» Exercise
Write out the data again exactly, skipping every picture.

» Data

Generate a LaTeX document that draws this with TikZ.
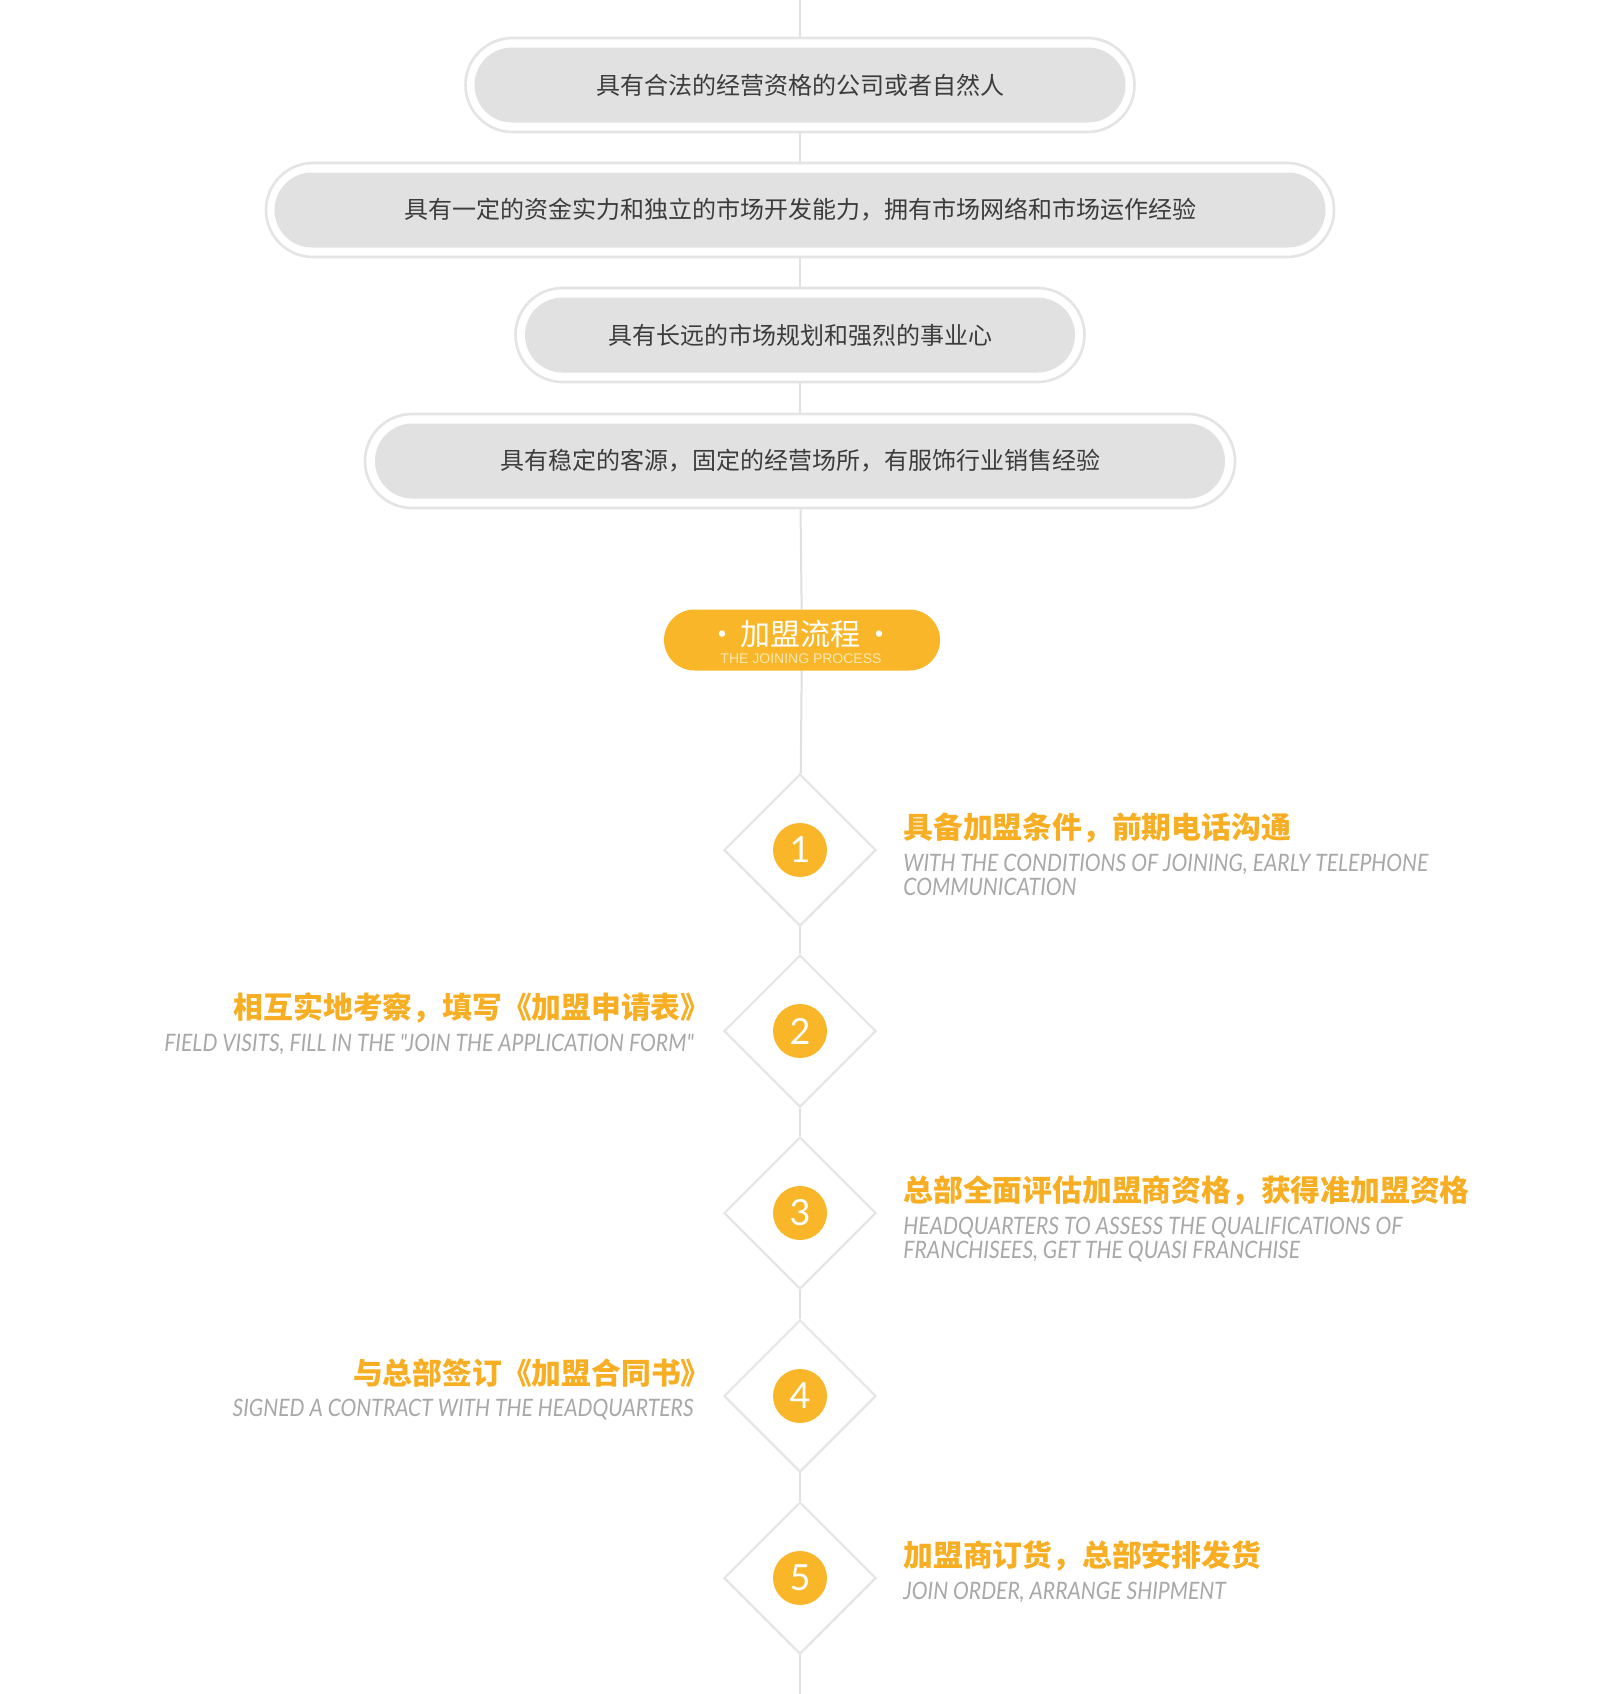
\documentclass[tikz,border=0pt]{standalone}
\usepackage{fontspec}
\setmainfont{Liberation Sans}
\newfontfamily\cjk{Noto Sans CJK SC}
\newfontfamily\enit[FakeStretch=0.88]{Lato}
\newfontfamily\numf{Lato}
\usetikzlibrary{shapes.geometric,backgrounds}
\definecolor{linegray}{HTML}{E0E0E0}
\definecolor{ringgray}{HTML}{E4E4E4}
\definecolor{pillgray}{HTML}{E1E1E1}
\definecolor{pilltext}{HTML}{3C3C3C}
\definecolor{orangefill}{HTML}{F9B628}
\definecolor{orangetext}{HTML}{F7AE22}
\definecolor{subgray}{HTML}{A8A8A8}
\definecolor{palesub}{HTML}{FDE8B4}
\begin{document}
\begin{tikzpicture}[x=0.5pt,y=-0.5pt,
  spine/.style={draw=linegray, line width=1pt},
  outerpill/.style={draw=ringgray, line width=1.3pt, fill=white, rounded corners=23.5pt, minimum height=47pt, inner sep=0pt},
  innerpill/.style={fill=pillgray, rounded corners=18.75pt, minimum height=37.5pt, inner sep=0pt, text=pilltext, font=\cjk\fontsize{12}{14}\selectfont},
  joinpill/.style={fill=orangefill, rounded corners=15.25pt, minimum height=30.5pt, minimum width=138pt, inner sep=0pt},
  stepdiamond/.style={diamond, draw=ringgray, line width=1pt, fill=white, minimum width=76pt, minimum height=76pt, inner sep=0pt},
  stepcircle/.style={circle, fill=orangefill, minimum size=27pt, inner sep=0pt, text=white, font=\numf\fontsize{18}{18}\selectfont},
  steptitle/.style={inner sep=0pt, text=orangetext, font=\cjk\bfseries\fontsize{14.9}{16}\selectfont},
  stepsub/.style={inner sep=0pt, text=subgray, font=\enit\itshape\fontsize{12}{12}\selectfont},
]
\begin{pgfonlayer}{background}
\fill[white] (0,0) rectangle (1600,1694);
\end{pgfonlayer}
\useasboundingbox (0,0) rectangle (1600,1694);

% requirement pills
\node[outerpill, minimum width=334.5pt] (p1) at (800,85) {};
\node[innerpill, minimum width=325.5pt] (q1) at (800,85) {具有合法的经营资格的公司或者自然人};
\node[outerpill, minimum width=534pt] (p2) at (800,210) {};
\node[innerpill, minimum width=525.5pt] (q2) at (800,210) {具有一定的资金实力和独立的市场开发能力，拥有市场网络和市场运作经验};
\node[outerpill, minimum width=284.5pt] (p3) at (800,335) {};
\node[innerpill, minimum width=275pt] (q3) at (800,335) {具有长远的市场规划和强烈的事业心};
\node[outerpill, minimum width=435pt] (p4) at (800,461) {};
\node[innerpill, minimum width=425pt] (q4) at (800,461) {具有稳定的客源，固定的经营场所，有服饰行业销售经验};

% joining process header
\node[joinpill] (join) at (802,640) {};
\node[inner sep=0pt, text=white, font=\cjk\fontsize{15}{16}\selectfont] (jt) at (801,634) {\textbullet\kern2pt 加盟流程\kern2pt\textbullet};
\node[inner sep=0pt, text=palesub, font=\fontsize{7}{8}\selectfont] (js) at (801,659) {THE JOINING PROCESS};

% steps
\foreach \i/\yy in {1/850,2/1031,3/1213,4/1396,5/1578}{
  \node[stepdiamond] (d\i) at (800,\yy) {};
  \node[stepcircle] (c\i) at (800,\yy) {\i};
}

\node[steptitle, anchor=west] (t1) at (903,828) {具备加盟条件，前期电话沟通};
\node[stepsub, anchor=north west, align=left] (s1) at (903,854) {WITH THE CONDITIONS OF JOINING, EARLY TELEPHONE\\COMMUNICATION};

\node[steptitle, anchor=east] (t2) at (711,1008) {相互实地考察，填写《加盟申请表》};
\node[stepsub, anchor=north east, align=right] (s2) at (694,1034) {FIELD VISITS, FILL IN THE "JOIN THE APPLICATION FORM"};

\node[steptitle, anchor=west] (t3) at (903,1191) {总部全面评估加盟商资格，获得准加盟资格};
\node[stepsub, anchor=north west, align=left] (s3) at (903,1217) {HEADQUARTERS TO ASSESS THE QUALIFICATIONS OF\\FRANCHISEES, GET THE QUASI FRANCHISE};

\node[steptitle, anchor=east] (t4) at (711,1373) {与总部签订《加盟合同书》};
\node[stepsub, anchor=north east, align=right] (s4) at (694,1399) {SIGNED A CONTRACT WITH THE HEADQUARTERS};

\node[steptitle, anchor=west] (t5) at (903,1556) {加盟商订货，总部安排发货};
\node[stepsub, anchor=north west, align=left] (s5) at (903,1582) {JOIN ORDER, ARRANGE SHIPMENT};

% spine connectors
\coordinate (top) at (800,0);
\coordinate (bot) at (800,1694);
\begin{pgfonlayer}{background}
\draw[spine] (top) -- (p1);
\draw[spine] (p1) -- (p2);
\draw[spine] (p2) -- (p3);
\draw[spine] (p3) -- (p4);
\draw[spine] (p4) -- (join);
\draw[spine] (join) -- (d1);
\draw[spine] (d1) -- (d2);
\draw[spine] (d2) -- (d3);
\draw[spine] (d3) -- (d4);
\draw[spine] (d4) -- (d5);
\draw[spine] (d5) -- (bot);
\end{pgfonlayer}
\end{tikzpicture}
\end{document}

» Response to this exercise
Generate a LaTeX document that draws this with TikZ.
\documentclass[tikz,border=0pt]{standalone}
\usepackage{fontspec}
\setmainfont{Liberation Sans}
\newfontfamily\cjk{Noto Sans CJK SC}
\newfontfamily\enit[FakeStretch=0.88]{Lato}
\newfontfamily\numf{Lato}
\usetikzlibrary{shapes.geometric,backgrounds}
\definecolor{linegray}{HTML}{E0E0E0}
\definecolor{ringgray}{HTML}{E4E4E4}
\definecolor{pillgray}{HTML}{E1E1E1}
\definecolor{pilltext}{HTML}{3C3C3C}
\definecolor{orangefill}{HTML}{F9B628}
\definecolor{orangetext}{HTML}{F7AE22}
\definecolor{subgray}{HTML}{A8A8A8}
\definecolor{palesub}{HTML}{FDE8B4}
\begin{document}
\begin{tikzpicture}[x=0.5pt,y=-0.5pt,
  spine/.style={draw=linegray, line width=1pt},
  outerpill/.style={draw=ringgray, line width=1.3pt, fill=white, rounded corners=23.5pt, minimum height=47pt, inner sep=0pt},
  innerpill/.style={fill=pillgray, rounded corners=18.75pt, minimum height=37.5pt, inner sep=0pt, text=pilltext, font=\cjk\fontsize{12}{14}\selectfont},
  joinpill/.style={fill=orangefill, rounded corners=15.25pt, minimum height=30.5pt, minimum width=138pt, inner sep=0pt},
  stepdiamond/.style={diamond, draw=ringgray, line width=1pt, fill=white, minimum width=76pt, minimum height=76pt, inner sep=0pt},
  stepcircle/.style={circle, fill=orangefill, minimum size=27pt, inner sep=0pt, text=white, font=\numf\fontsize{18}{18}\selectfont},
  steptitle/.style={inner sep=0pt, text=orangetext, font=\cjk\bfseries\fontsize{14.9}{16}\selectfont},
  stepsub/.style={inner sep=0pt, text=subgray, font=\enit\itshape\fontsize{12}{12}\selectfont},
]
\begin{pgfonlayer}{background}
\fill[white] (0,0) rectangle (1600,1694);
\end{pgfonlayer}
\useasboundingbox (0,0) rectangle (1600,1694);

% requirement pills
\node[outerpill, minimum width=334.5pt] (p1) at (800,85) {};
\node[innerpill, minimum width=325.5pt] (q1) at (800,85) {具有合法的经营资格的公司或者自然人};
\node[outerpill, minimum width=534pt] (p2) at (800,210) {};
\node[innerpill, minimum width=525.5pt] (q2) at (800,210) {具有一定的资金实力和独立的市场开发能力，拥有市场网络和市场运作经验};
\node[outerpill, minimum width=284.5pt] (p3) at (800,335) {};
\node[innerpill, minimum width=275pt] (q3) at (800,335) {具有长远的市场规划和强烈的事业心};
\node[outerpill, minimum width=435pt] (p4) at (800,461) {};
\node[innerpill, minimum width=425pt] (q4) at (800,461) {具有稳定的客源，固定的经营场所，有服饰行业销售经验};

% joining process header
\node[joinpill] (join) at (802,640) {};
\node[inner sep=0pt, text=white, font=\cjk\fontsize{15}{16}\selectfont] (jt) at (801,634) {\textbullet\kern2pt 加盟流程\kern2pt\textbullet};
\node[inner sep=0pt, text=palesub, font=\fontsize{7}{8}\selectfont] (js) at (801,659) {THE JOINING PROCESS};

% steps
\foreach \i/\yy in {1/850,2/1031,3/1213,4/1396,5/1578}{
  \node[stepdiamond] (d\i) at (800,\yy) {};
  \node[stepcircle] (c\i) at (800,\yy) {\i};
}

\node[steptitle, anchor=west] (t1) at (903,828) {具备加盟条件，前期电话沟通};
\node[stepsub, anchor=north west, align=left] (s1) at (903,854) {WITH THE CONDITIONS OF JOINING, EARLY TELEPHONE\\COMMUNICATION};

\node[steptitle, anchor=east] (t2) at (711,1008) {相互实地考察，填写《加盟申请表》};
\node[stepsub, anchor=north east, align=right] (s2) at (694,1034) {FIELD VISITS, FILL IN THE "JOIN THE APPLICATION FORM"};

\node[steptitle, anchor=west] (t3) at (903,1191) {总部全面评估加盟商资格，获得准加盟资格};
\node[stepsub, anchor=north west, align=left] (s3) at (903,1217) {HEADQUARTERS TO ASSESS THE QUALIFICATIONS OF\\FRANCHISEES, GET THE QUASI FRANCHISE};

\node[steptitle, anchor=east] (t4) at (711,1373) {与总部签订《加盟合同书》};
\node[stepsub, anchor=north east, align=right] (s4) at (694,1399) {SIGNED A CONTRACT WITH THE HEADQUARTERS};

\node[steptitle, anchor=west] (t5) at (903,1556) {加盟商订货，总部安排发货};
\node[stepsub, anchor=north west, align=left] (s5) at (903,1582) {JOIN ORDER, ARRANGE SHIPMENT};

% spine connectors
\coordinate (top) at (800,0);
\coordinate (bot) at (800,1694);
\begin{pgfonlayer}{background}
\draw[spine] (top) -- (p1);
\draw[spine] (p1) -- (p2);
\draw[spine] (p2) -- (p3);
\draw[spine] (p3) -- (p4);
\draw[spine] (p4) -- (join);
\draw[spine] (join) -- (d1);
\draw[spine] (d1) -- (d2);
\draw[spine] (d2) -- (d3);
\draw[spine] (d3) -- (d4);
\draw[spine] (d4) -- (d5);
\draw[spine] (d5) -- (bot);
\end{pgfonlayer}
\end{tikzpicture}
\end{document}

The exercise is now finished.